ECB officials are starting to comment on the impact of fiscal stimulus. GC member Rehn said that increased spending on the military won’t “necessarily” lead to a halt in its easing cycle, adding that the ECB “will maintain complete freedom of action” due to increased uncertainty. Rehn stressed that “It will depend on the overall impact of defense spending and other factors, which will occur in parallel within the same time-frame.” We concur. After reports emerged that ECB officials expect tough negotiations over another cut in April, markets see only around 50% odds of a 25 bp cut then. Looking ahead, the swaps market is still pricing in nearly 75 bp of easing over the next 12 months.
ASIA
Japan Q4 GDP growth was revised down a tick to 0.6% q/q. Private demand fell -0.3% q/q in Q4 compared to a preliminary estimate of -0.1%. The sharper decline was driven by residential investment, which dropped -0.2% q/q from an initial read of 0.1%. Household consumption was flat from an initial estimate of 0.1% while non-residential investment rose 0.6% q/q from an initial estimate of 0.5%. Consumption is starting off on a weak note in Q1, as January household spending came in at 0.8% y/y vs. 3.7% expected and 2.7% in December. We also suspect net exports will contribute less to growth this year due to a global slowdown.
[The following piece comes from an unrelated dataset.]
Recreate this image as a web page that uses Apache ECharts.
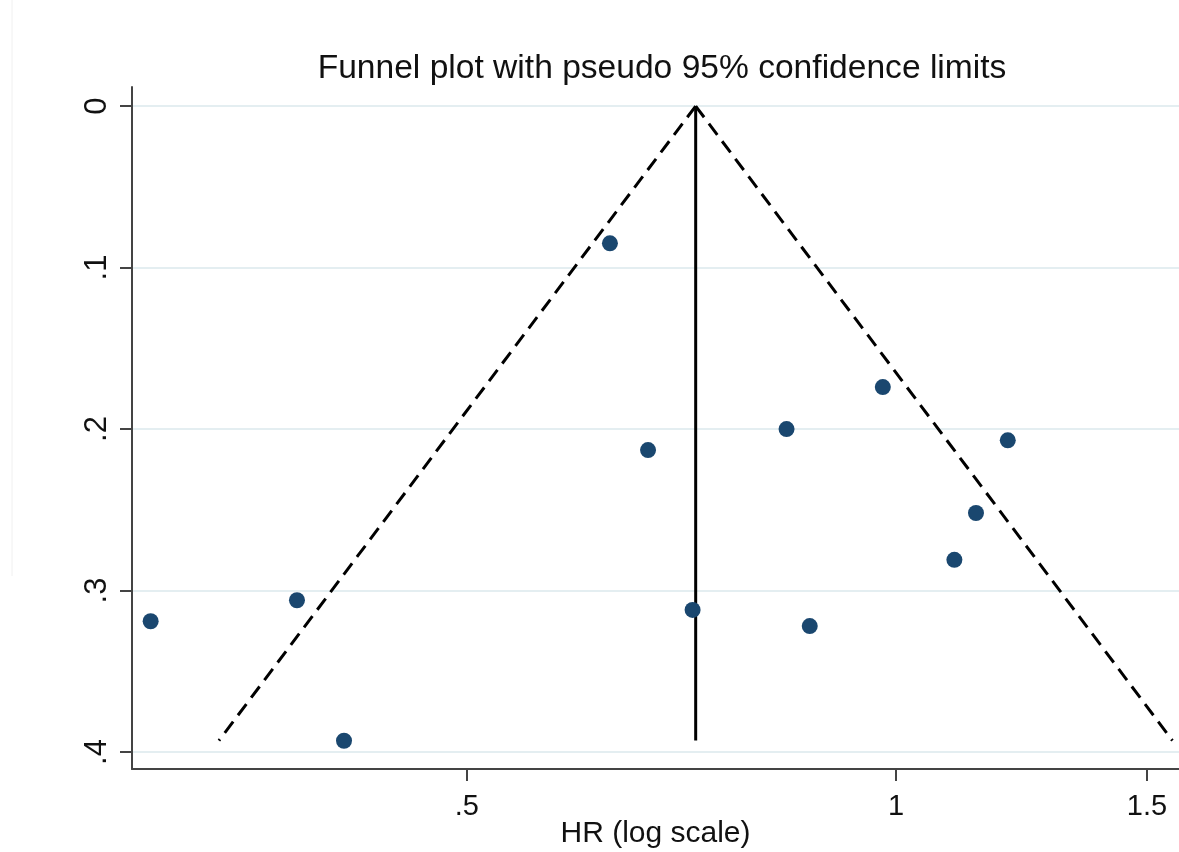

Australia reported a mixed February NAB business survey. Business conditions rose 1 point to 4 while business confidence fell 6 points to -1 and largely reversing January’s improvement. The employment sub-index edged down 1 point to 4 but remains above the long-term average of around 3.0 and is indicative of encouraging labor market conditions. The RBA signaled it will pay particular attention to labor market development to guide future policy decision. The swaps market continues to price in almost 75 bp of easing over the next twelve months, with the next 25 bp cut largely priced in for May.